Starting from the top of the material, restate each line exactly until the line that contains "from matplotlib.patches import", which is also copied. Pictures are excluded.

==== Dataset section

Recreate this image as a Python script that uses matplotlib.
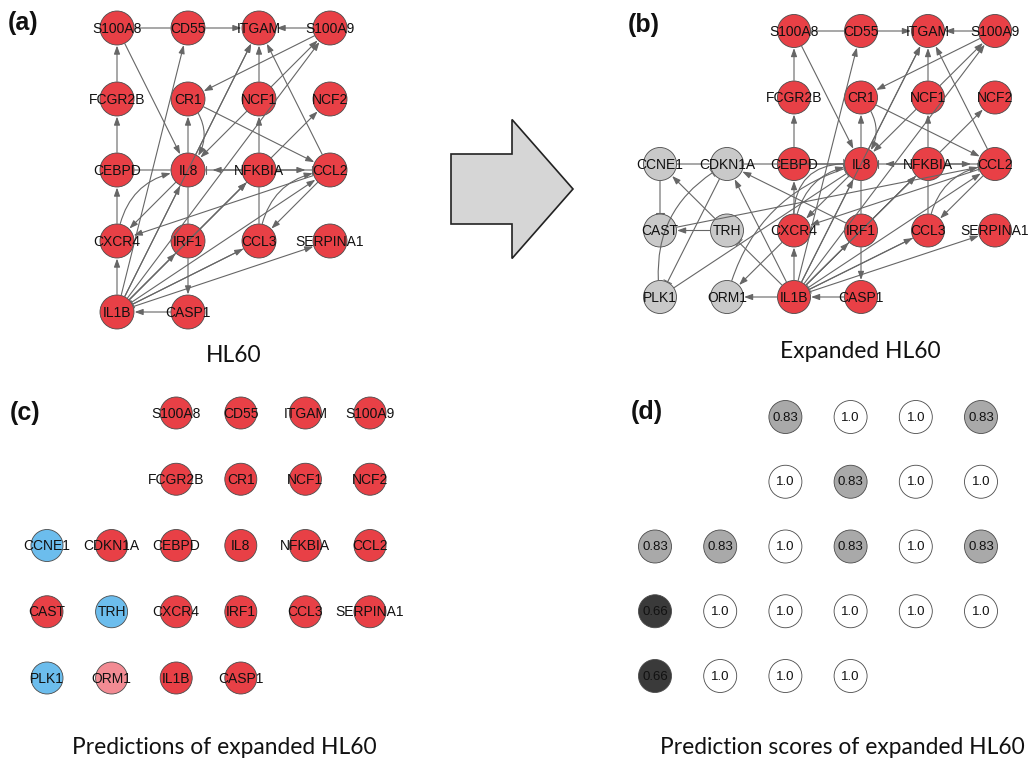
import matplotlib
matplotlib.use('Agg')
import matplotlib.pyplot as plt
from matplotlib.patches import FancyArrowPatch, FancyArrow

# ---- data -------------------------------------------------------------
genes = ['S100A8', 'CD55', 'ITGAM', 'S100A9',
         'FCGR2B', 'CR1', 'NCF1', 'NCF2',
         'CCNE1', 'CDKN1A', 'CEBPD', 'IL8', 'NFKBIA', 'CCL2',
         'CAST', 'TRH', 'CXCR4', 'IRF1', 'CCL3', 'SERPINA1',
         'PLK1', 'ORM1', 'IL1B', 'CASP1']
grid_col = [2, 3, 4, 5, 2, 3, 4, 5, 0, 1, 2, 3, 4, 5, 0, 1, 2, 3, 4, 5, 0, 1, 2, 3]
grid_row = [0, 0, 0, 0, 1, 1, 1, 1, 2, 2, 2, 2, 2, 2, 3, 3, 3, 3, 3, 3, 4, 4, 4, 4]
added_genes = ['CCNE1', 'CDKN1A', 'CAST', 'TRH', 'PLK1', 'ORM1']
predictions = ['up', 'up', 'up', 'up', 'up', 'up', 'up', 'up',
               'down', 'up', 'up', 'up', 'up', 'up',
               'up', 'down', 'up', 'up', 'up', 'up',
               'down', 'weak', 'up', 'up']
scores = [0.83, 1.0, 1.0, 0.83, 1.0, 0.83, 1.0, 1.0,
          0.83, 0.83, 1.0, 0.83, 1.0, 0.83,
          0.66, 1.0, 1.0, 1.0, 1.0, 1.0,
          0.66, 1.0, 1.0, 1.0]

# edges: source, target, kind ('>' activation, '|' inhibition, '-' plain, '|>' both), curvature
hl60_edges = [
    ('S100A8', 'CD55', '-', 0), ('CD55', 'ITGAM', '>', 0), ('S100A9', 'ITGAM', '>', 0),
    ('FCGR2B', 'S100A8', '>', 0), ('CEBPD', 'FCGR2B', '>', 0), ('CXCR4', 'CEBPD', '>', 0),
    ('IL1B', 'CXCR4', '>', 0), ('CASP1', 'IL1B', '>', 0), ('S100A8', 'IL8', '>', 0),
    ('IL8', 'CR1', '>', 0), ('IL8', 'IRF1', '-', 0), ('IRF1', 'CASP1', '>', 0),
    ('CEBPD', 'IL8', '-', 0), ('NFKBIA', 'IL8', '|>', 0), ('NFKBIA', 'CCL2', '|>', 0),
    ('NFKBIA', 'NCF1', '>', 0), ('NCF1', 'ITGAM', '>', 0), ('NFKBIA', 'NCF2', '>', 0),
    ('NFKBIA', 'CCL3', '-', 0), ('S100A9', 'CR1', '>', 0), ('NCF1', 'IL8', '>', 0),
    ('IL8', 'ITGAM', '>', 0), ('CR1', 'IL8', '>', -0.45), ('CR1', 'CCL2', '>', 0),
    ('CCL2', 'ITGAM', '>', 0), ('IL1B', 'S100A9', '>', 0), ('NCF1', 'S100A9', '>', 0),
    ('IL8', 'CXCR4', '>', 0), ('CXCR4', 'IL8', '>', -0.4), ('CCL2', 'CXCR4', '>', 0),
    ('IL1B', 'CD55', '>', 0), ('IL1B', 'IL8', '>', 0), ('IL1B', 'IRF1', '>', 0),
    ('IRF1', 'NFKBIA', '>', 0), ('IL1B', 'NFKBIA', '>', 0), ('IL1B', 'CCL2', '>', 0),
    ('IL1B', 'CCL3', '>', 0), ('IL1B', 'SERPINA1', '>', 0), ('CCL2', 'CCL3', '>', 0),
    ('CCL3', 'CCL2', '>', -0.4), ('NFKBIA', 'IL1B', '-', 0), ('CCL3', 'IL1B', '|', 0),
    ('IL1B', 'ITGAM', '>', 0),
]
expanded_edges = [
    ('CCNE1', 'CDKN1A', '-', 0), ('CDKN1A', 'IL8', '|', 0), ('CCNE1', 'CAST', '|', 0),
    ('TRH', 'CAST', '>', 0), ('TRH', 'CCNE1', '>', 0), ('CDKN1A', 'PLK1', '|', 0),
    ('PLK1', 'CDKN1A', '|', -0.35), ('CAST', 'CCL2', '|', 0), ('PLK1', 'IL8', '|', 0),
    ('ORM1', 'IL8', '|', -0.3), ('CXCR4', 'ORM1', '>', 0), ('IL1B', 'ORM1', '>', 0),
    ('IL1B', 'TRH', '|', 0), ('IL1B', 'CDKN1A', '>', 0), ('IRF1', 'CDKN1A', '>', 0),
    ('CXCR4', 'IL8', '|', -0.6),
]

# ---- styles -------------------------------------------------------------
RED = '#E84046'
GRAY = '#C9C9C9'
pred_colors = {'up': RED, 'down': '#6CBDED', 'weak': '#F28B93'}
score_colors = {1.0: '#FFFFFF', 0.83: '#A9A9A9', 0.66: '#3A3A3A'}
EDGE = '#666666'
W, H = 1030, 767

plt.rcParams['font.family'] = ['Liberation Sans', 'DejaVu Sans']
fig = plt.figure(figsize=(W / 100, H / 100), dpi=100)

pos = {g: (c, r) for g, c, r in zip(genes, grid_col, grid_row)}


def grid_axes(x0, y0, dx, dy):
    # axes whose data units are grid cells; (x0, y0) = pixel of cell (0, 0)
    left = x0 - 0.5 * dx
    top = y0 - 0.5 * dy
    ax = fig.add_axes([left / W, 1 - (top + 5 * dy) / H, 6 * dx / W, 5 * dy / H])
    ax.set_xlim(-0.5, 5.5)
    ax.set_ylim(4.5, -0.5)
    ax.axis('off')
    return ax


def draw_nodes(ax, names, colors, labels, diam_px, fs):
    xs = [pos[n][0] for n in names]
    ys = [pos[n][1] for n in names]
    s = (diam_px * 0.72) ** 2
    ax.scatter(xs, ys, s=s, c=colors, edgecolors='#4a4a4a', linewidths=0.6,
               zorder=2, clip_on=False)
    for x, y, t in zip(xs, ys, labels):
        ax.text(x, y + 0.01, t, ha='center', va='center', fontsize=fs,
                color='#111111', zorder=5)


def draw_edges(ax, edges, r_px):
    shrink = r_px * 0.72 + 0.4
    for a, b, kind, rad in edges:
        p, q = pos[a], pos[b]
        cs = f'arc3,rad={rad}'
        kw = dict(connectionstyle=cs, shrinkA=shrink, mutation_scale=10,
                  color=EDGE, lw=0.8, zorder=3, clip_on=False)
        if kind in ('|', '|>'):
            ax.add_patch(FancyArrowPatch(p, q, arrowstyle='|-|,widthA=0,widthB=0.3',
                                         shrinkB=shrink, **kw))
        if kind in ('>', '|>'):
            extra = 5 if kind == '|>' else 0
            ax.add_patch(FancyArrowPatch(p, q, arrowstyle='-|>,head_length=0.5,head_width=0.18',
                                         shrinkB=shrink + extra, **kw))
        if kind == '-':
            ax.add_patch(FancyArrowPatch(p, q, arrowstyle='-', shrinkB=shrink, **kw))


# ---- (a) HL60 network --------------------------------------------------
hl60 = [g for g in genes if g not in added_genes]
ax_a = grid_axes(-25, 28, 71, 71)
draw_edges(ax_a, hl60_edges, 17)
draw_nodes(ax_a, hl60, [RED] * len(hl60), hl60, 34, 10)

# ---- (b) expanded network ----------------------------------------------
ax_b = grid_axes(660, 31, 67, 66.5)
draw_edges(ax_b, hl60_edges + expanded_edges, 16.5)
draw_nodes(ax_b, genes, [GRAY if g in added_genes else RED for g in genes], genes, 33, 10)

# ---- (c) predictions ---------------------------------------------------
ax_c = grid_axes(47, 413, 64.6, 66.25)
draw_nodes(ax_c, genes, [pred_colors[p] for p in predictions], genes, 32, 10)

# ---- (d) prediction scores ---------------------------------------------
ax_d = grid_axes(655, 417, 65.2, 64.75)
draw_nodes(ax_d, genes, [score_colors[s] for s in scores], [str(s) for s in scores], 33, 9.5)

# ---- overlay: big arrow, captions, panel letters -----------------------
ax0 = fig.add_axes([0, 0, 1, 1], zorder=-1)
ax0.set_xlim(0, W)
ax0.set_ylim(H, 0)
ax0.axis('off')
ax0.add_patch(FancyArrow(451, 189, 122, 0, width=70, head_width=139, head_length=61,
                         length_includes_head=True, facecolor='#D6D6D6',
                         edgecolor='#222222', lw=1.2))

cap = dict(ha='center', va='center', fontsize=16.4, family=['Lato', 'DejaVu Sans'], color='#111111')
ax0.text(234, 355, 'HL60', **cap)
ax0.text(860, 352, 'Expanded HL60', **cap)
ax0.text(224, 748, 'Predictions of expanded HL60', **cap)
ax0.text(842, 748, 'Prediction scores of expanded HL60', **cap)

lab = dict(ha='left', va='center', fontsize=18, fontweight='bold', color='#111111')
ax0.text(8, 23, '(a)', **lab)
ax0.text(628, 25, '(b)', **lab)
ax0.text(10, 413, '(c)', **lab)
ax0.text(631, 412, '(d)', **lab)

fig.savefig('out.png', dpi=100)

========

Expected output:
Recreate this image as a Python script that uses matplotlib.
import matplotlib
matplotlib.use('Agg')
import matplotlib.pyplot as plt
from matplotlib.patches import FancyArrowPatch, FancyArrow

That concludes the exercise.